Equations for homologous stars are derived assuming elemental uniform composition so that they are independent of the star’s total mass. Hence L ∝ M^3.

Question 52

What is the temperature-luminosity relationship in the H-R diagram, and how does it vary with stellar mass?

Answer 52

The temperature-luminosity relationship in the H-R diagram shows a slope that varies with stellar mass. Above 1M⊙, the gradient is steeper for more massive stars. The change in slope is attributed to the transition from proton-proton to CNO burning in more massive stars.

Question 53

What is the standard luminosity-temperature diagram?

Answer 53

If we assume stars emit like black bodies and have the properties of a black body. The temperature can be used to determine the shape of the spectrum and the flux in one band is uniquely related to the total flux of a black body.

Question 54

Explain which opacity is dominant in high mass stars and why the other types are not dominant.

Answer 54

Electron scattering because it is fully ionised so no bound bound or bound free opacity occurs. Free free opacity is proportional to temperature hence it is not as dominant.

Question 55

Which types of opacity are more dominant in the outer parts of a solar mass star?

Answer 55

Bound bound and bound free dominate because lower temperatures allow for electrons to recombine.

Question 56

Why is stellar temperature not as useful?

Answer 56

Stars do not radiate exactly as black bodies. The outer layers are not in local thermodynamic equilibrium hence stellar temperature is intrinsically ill-defined.

Question 57

Describe stellar clusters.

Answer 57

Stellar clusters are believed to be formed at the same time and have the same chemical composition.
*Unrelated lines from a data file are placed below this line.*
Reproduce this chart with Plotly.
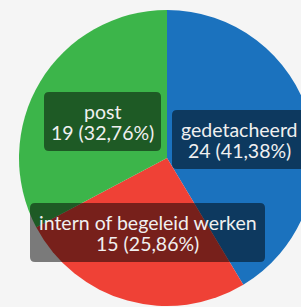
import plotly.graph_objects as go

labels = ["gedetacheerd", "intern of begeleid werken", "post"]
values = [24, 15, 19]
colors = ["#1b72be", "#ef4136", "#3cb54a"]

# label boxes in window pixels (layout only): x0, y0, x1, y1
label_boxes = [(172, 110, 306, 169), (30, 203, 265, 262), (44, 92, 161, 151)]

W, H = 330, 330
cx, cy, r = 167, 158, 148

total = sum(values)

fig = go.Figure(go.Pie(
    labels=labels, values=values, sort=False, direction="clockwise", rotation=0,
    marker=dict(colors=colors, line=dict(width=0)),
    textinfo="none", hoverinfo="label+value+percent", showlegend=False,
    domain=dict(x=[(cx - r) / W, (cx + r) / W], y=[1 - (cy + r) / H, 1 - (cy - r) / H]),
))


def px(x):
    return x / W


def py(y):
    return 1 - y / H


def rounded(x0, y0, x1, y1, rad=5):
    return (f"M {px(x0 + rad)} {py(y0)} L {px(x1 - rad)} {py(y0)} "
            f"Q {px(x1)} {py(y0)} {px(x1)} {py(y0 + rad)} L {px(x1)} {py(y1 - rad)} "
            f"Q {px(x1)} {py(y1)} {px(x1 - rad)} {py(y1)} L {px(x0 + rad)} {py(y1)} "
            f"Q {px(x0)} {py(y1)} {px(x0)} {py(y1 - rad)} L {px(x0)} {py(y0 + rad)} "
            f"Q {px(x0)} {py(y0)} {px(x0 + rad)} {py(y0)} Z")


for lab, v, (x0, y0, x1, y1) in zip(labels, values, label_boxes):
    pct = f"{v / total * 100:.2f}".replace(".", ",")
    fig.add_shape(type="path", xref="paper", yref="paper", path=rounded(x0, y0, x1, y1),
                  fillcolor="rgba(0,0,0,0.5)", line=dict(width=0), layer="above")
    mx = (x0 + x1) / 2
    if x1 > 301:
        mx = 239
    my = (y0 + y1) / 2
    for line, dy in ((lab, -10.5), (f"{v} ({pct}%)", 10.5)):
        fig.add_annotation(
            x=px(mx), y=py(my + dy), xref="paper", yref="paper",
            xanchor="center", yanchor="middle", showarrow=False,
            text=line, font=dict(family="Lato", size=19.5, color="#f0f0f0"),
        )

fig.update_layout(
    width=W, height=H, margin=dict(l=0, r=0, t=0, b=0),
    paper_bgcolor="#f5f5f5", plot_bgcolor="#f5f5f5",
)

fig.write_html("out.html", config={"displayModeBar": False},
               post_script="document.body.style.margin='0';document.body.style.overflow='hidden';document.documentElement.style.overflow='hidden';")
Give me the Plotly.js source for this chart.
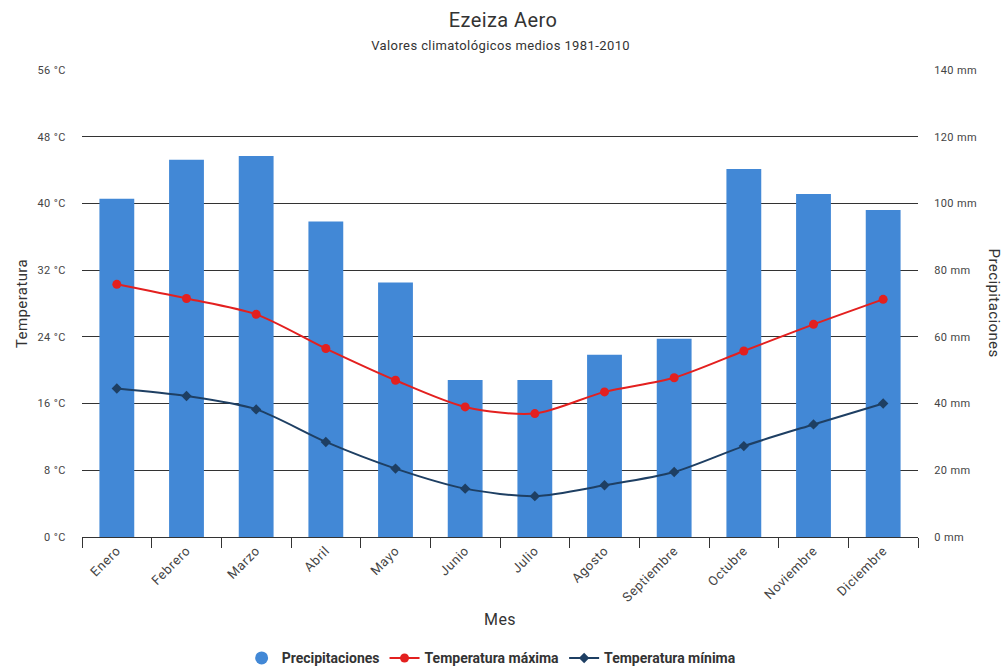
<!DOCTYPE html>
<html>
<head>
<meta charset="utf-8">
<script src="https://cdn.plot.ly/plotly-3.0.1.min.js"></script>
<style>
html,body{margin:0;padding:0;background:#fff;}
#chart{width:1006px;height:668px;}
#chart svg text{letter-spacing:0.4px;}
#chart .xtick text{letter-spacing:0.6px;}
#chart svg text.legendtext{letter-spacing:0;}
</style>
</head>
<body>
<div id="chart"></div>
<script>
const months = ["Enero","Febrero","Marzo","Abril","Mayo","Junio","Julio","Agosto","Septiembre","Octubre","Noviembre","Diciembre"];
const precipitaciones = [101.4, 113.1, 114.2, 94.6, 76.3, 47.1, 47.1, 54.6, 59.4, 110.3, 102.8, 98.0];
const tempMax = [30.3, 28.6, 26.7, 22.6, 18.8, 15.6, 14.8, 17.4, 19.1, 22.3, 25.5, 28.5];
const tempMin = [17.8, 16.9, 15.3, 11.4, 8.2, 5.8, 4.9, 6.2, 7.8, 10.9, 13.5, 16.0];

const FONT = "Roboto, 'Noto Sans', sans-serif";
const barColor = "#4288d6";
const redColor = "#e3201f";
const navyColor = "#1e3f63";

const traces = [
  {
    type: "bar", name: "Precipitaciones", x: months, y: precipitaciones,
    yaxis: "y", marker: {color: barColor}, showlegend: false
  },
  {
    type: "scatter", mode: "markers", name: "Precipitaciones", x: [months[0]], y: [null],
    yaxis: "y", marker: {color: barColor, symbol: "circle", size: 13}, showlegend: true
  },
  {
    type: "scatter", mode: "lines+markers", name: "Temperatura máxima", x: months, y: tempMax,
    yaxis: "y2",
    line: {color: redColor, width: 2, shape: "spline", smoothing: 0.8},
    marker: {color: redColor, symbol: "circle", size: 9}
  },
  {
    type: "scatter", mode: "lines+markers", name: "Temperatura mínima", x: months, y: tempMin,
    yaxis: "y2",
    line: {color: navyColor, width: 2, shape: "spline", smoothing: 0.8},
    marker: {color: navyColor, symbol: "diamond", size: 8}
  }
];

const layout = {
  width: 1006, height: 668,
  paper_bgcolor: "#fff", plot_bgcolor: "#fff",
  font: {family: FONT, color: "#333", size: 11},
  margin: {l: 82, r: 88, t: 70, b: 131, autoexpand: false},
  bargap: 0.5,
  title: {text: "Ezeiza Aero", x: 0.5, xanchor: "center", y: 0.97, yanchor: "middle",
          font: {family: FONT, size: 20, color: "#333"}},
  xaxis: {
    type: "category", range: [-0.5, 11.5], autorange: false, automargin: false,
    tickangle: -45, tickson: "boundaries",
    ticks: "outside", ticklen: 10, tickcolor: "#333", tickwidth: 1,
    showline: true, linecolor: "#333", linewidth: 1, showgrid: false,
    tickfont: {size: 13, color: "#444"},
    title: {text: "Mes", font: {size: 16, color: "#333"}, standoff: 14}
  },
  yaxis: {
    side: "right", range: [0, 140], dtick: 20, tick0: 0, ticksuffix: " mm",
    autorange: false, automargin: false,
    showgrid: true, gridcolor: "#333", gridwidth: 1, zeroline: false, showline: false,
    ticks: "outside", ticklen: 13, tickcolor: "rgba(0,0,0,0)",
    tickfont: {size: 11, color: "#444"}
  },
  yaxis2: {
    overlaying: "y", side: "left", range: [0, 56], dtick: 8, tick0: 0, ticksuffix: " °C",
    autorange: false, automargin: false,
    showgrid: false, zeroline: false, showline: false,
    ticks: "outside", ticklen: 13, tickcolor: "rgba(0,0,0,0)",
    tickfont: {size: 11, color: "#444"},
    title: {text: "Temperatura", font: {size: 15, color: "#333"}, standoff: 8}
  },
  legend: {
    orientation: "h", x: 0.49, xanchor: "center", y: -0.2256, yanchor: "top",
    font: {size: 14, color: "#333", weight: "bold"}, itemwidth: 30, tracegroupgap: 0
  },
  annotations: [
    {text: "Valores climatológicos medios 1981-2010", xref: "paper", yref: "paper",
     x: 0.5, y: 1.052, xanchor: "center", yanchor: "middle", showarrow: false,
     font: {size: 13, color: "#333"}},
    {text: "Precipitaciones", xref: "paper", yref: "paper", x: 1.092, y: 0.5,
     xanchor: "center", yanchor: "middle", textangle: 90, showarrow: false,
     font: {size: 15, color: "#333"}}
  ]
};

Plotly.newPlot("chart", traces, layout, {displayModeBar: false, staticPlot: true});
</script>
</body>
</html>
Open clusters contain young stars while globular clusters contain old stars.

Question 58

What pressure dominates in the interior of most main sequence stars?

Answer 58

Gas pressure dominates.

Question 59

Where is nuclear burning limited to and why?

Answer 59

The stellar core where density and temperature are high enough to allow Coulomb barrier penetration.

Question 60

Describe how gas and degenerate pressure vary with ignition temperature.

Answer 60

When gas pressure dominates ignition temperature increases with density. When degenerate pressure dominates temperature no longer increases with density.

Question 61

When do electrons have the biggest cross section?

Answer 61

For interactions with radiation - Thomson cross section.

Question 62

What does the temperature gradient depend on?

Answer 62

The stars luminosity and the opacity where opacity is the strength of the interaction between the photons and the stellar material.

Question 63

Describe bound-bound absorption.

Answer 63

A photon absorbed by an atom, excites a bound electron to a higher energy bound state.

Question 64

Describe bound-free absorption.

Answer 64

A photon absorbed by a bound electron, giving it energy above the ionisation potential.

Question 65

Describe free-free absorption and it’s temperature dependence.

Answer 65

A photon absorbed by a free electron, in the presence of an ion, increasing the electrons energy. The strength of free-free absorption decreases with increasing temperature.

Question 66

What is the mean free path?

Answer 66

The characteristic distance between interactions for a photon. The average distance that a photon can travel before changing direction.

Question 67

What does the Eddington quartic equation describe?

Answer 67

The dependence of the ratio of radiation/gas pressure in the states properties.